- This is not to be confused with the home videogame based on the movie of the same name.
Stargate (also known as Defender Stargate and Defender II) is an arcade game released in 1981. It is the sequel to the game, Defender.
The name, Defender II, was used in home video game releases, due to legal issues (according to the bonus material for Midway Arcade Treasures, Williams wanted to "make sure they could own the trademark" on the "Defender" name). The name "Defender II" has been used on all of its home ports, and game compilation appearances, however there were never any "Defender II" arcade units.
It is identical to Defender. In the arcade and Atari 2600 versions, there are additional aliens the player must deal with: Phreds, Big Reds, Munchies, Dynamos, Space Hums, Yllabian Space Guppies, Firebombers, and Fireballs. On the offensive side, the player has one more weapon to activate: the Inviso cloaking device, which makes your ship invisible for as long as you have energy for Inviso. There's also the Stargate, which allows the player to transport to either a place where a humanoid is being abducted by a lander or just to the other side of the planet.
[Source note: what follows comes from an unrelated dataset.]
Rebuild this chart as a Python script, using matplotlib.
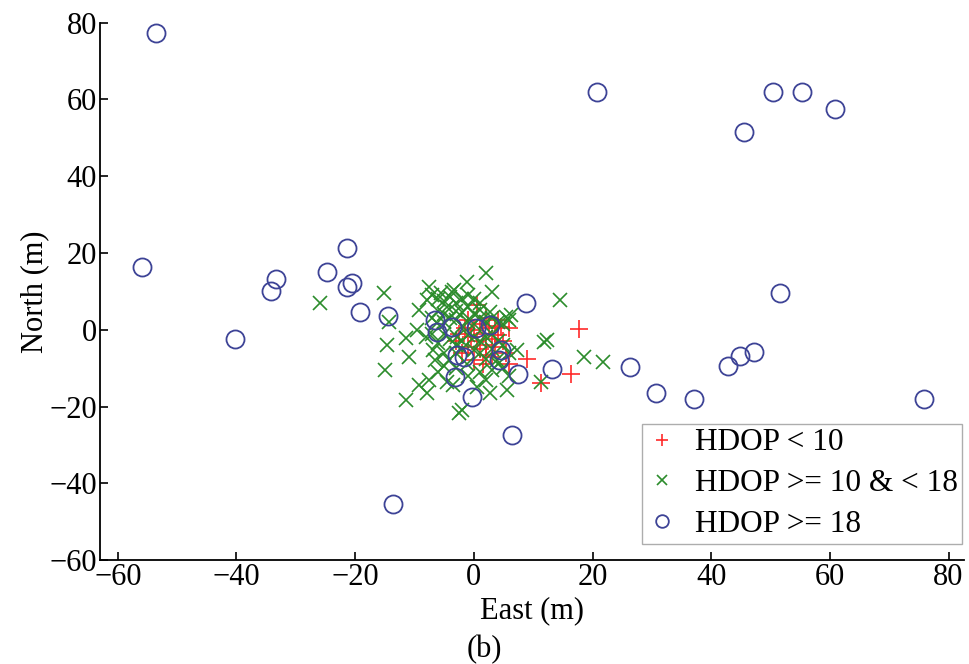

Every five waves, there is one of two special attack waves: the Yllabian Dog Fight, where the only aliens that appear on the screen are Yllabian Space Guppies, Pods, and Dynamos; and the Firebomber Showdown, where the prime targets are Firebombers.
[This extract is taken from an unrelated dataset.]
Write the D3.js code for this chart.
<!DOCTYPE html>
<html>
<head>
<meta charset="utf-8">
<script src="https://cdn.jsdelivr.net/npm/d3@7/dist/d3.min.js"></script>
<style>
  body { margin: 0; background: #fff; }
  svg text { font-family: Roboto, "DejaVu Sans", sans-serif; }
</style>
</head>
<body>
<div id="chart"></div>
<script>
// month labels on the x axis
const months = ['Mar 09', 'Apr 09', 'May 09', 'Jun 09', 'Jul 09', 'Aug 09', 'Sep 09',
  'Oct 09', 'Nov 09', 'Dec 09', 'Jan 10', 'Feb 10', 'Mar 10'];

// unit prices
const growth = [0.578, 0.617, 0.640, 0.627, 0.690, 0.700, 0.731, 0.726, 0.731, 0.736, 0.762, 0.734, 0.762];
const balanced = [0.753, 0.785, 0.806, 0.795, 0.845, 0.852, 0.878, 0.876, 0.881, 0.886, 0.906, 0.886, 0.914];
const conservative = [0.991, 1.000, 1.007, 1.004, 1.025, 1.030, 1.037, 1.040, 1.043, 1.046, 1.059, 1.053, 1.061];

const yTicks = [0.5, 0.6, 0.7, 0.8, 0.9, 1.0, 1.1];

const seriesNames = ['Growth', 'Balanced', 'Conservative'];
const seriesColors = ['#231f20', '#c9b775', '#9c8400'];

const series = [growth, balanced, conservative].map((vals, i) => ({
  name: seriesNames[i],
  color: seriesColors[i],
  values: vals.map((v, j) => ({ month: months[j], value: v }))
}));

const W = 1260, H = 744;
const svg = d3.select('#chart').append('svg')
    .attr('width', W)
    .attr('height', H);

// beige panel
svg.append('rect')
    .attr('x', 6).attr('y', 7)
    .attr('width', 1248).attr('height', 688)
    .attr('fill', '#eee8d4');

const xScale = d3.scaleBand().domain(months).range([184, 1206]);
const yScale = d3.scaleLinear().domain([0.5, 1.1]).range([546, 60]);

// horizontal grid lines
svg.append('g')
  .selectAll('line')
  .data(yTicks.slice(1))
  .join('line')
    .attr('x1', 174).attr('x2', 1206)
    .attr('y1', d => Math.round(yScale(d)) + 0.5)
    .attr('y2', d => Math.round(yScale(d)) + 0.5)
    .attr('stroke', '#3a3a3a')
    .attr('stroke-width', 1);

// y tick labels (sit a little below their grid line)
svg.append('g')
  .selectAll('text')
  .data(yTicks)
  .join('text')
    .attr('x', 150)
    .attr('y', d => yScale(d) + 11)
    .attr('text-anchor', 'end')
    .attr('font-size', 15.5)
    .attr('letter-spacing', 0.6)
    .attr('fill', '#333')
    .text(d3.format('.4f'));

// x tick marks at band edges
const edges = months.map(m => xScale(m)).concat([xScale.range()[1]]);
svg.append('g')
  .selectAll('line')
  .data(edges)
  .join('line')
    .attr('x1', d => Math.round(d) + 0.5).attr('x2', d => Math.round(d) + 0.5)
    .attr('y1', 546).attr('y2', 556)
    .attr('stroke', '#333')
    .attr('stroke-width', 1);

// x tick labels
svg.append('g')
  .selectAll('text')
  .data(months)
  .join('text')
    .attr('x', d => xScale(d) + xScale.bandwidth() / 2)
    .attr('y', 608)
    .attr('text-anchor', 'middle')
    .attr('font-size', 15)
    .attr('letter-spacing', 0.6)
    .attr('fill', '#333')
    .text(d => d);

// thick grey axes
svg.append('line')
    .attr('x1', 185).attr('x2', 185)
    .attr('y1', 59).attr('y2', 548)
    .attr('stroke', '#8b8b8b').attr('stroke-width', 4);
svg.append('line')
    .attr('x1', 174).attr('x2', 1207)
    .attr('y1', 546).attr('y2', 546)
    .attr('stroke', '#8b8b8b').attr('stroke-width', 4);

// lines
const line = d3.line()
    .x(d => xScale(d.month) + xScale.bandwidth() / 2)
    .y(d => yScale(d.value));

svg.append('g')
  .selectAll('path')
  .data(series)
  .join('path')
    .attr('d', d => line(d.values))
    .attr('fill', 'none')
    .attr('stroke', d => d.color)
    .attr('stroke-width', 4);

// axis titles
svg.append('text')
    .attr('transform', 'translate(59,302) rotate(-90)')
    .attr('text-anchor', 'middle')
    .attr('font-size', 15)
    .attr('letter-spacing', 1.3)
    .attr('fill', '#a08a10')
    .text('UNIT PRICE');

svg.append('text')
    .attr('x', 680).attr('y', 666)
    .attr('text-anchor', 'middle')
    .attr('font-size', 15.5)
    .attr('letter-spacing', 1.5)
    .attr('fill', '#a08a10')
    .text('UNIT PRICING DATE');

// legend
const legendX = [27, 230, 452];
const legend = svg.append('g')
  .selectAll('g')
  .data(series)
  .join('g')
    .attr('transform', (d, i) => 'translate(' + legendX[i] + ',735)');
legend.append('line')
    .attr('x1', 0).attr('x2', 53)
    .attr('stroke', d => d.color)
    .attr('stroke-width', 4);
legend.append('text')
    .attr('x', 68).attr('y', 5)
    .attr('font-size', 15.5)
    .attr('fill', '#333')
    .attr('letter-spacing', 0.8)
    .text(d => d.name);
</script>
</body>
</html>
The NES version is simply closer to a modified port of the original Defender, with only the sequel's Stargate included.
The arcade controls are identical to that of Defender, with the inclusion of yet another button for Inviso on the right side of the panel.
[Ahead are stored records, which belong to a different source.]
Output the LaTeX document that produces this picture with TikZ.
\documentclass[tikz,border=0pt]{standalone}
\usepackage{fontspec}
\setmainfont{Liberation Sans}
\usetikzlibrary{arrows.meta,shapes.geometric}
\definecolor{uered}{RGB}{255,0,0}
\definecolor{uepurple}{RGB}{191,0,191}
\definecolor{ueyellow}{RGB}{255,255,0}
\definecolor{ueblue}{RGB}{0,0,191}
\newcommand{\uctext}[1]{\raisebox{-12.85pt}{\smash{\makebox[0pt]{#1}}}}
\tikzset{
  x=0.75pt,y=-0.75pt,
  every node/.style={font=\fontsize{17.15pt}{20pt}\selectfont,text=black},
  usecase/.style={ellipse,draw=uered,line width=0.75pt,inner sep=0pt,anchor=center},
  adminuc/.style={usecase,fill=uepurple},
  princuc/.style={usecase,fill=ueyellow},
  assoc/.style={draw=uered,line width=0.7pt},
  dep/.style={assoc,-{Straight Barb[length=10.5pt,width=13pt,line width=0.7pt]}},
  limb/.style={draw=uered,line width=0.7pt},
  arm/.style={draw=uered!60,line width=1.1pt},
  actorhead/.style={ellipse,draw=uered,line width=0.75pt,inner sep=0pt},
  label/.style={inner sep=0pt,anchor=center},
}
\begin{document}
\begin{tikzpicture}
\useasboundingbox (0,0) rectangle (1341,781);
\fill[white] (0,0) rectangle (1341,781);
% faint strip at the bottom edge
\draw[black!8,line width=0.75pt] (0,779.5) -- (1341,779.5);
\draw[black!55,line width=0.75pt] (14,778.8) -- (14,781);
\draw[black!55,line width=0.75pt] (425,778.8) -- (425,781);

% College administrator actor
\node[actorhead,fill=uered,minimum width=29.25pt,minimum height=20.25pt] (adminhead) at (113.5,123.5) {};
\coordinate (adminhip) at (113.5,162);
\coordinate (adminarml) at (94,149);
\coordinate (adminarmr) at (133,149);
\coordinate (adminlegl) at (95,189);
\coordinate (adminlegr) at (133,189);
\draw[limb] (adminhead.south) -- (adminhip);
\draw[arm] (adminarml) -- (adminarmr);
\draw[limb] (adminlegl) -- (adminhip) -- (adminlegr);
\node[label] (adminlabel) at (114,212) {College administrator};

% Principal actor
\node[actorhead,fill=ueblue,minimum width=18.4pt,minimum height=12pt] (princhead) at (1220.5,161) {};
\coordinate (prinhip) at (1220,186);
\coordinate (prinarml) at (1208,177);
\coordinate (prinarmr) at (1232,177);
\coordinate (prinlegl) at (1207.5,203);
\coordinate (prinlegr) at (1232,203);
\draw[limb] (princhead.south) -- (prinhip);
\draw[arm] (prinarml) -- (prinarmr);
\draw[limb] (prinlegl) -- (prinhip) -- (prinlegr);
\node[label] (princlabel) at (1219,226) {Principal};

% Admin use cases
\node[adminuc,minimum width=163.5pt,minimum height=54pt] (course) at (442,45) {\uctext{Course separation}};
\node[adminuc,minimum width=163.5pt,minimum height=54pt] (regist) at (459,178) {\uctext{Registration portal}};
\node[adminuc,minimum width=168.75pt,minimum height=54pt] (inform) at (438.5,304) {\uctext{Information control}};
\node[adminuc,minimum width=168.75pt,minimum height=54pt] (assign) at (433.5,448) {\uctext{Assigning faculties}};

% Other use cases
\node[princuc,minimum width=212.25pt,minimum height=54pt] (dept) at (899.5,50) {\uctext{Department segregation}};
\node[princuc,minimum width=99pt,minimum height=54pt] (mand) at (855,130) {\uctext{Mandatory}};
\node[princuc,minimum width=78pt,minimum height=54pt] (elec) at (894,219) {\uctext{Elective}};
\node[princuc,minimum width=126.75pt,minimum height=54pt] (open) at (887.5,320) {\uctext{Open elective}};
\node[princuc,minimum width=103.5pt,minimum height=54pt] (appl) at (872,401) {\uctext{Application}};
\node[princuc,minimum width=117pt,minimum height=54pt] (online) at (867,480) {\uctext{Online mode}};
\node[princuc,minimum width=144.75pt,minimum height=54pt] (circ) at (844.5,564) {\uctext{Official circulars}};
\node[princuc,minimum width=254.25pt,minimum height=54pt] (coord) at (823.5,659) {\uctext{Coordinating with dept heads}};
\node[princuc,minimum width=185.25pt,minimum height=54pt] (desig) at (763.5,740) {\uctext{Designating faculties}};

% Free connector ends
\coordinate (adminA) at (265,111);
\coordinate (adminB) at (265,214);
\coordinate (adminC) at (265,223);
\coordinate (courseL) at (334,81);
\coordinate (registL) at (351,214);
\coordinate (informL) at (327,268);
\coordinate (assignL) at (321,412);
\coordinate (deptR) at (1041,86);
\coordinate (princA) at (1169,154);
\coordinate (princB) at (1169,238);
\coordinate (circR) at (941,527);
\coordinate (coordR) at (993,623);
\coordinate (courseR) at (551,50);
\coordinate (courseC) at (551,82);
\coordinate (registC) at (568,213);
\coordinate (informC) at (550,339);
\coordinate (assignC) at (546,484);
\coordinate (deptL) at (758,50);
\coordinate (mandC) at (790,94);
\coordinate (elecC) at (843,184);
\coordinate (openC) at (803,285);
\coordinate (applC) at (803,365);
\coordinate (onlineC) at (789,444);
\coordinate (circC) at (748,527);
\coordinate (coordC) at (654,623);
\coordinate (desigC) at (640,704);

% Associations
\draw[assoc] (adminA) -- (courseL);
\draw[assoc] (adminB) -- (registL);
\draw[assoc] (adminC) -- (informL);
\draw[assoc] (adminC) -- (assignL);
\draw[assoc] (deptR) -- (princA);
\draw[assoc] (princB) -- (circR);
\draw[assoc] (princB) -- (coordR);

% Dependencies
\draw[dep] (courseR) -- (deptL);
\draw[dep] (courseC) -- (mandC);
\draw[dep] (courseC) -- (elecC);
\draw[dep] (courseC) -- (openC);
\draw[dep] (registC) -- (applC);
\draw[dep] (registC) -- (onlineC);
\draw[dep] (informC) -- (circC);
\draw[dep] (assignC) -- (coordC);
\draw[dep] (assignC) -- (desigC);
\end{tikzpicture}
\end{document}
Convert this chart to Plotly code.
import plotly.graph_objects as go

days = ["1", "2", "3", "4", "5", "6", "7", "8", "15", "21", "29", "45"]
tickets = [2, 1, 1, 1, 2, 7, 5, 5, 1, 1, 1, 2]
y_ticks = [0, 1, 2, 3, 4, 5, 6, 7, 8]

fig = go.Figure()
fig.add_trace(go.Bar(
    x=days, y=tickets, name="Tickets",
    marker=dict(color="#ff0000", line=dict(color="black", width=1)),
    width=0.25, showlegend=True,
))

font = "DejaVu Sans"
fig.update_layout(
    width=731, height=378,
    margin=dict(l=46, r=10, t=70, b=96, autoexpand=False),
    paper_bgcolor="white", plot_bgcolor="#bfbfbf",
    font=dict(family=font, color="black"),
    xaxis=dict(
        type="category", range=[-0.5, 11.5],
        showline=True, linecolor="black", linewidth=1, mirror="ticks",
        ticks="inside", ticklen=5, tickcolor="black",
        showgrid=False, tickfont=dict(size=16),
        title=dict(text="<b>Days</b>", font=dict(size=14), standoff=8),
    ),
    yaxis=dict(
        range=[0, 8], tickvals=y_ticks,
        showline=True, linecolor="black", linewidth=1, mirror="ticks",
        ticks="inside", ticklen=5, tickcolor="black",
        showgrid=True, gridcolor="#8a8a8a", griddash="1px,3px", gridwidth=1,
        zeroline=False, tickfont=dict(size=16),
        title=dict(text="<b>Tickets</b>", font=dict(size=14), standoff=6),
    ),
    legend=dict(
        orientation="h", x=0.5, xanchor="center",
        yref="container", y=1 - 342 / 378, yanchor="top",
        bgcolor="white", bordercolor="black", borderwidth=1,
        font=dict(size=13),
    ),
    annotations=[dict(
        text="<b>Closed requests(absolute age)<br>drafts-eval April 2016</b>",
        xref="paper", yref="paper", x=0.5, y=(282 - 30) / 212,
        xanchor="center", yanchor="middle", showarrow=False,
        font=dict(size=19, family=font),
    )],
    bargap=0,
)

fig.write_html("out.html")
The Atari 2600 version splits up its controls between two joysticks. The left joystick controls the flight, thrust, and direction of the ship and its laser fire. The right joystick activates smart bombs, hyperspace, and Inviso.
The NES version does not have either Inviso or hyperspace. The D-pad is used for flight, thrust, and direction of the ship, and the action buttons activate fire and smart bombs.
The NES version curiously has musical tunes that also appear on Punch-Out.
Atari developed a prototype version of this game for the Atari 5200, but it was never completed or released.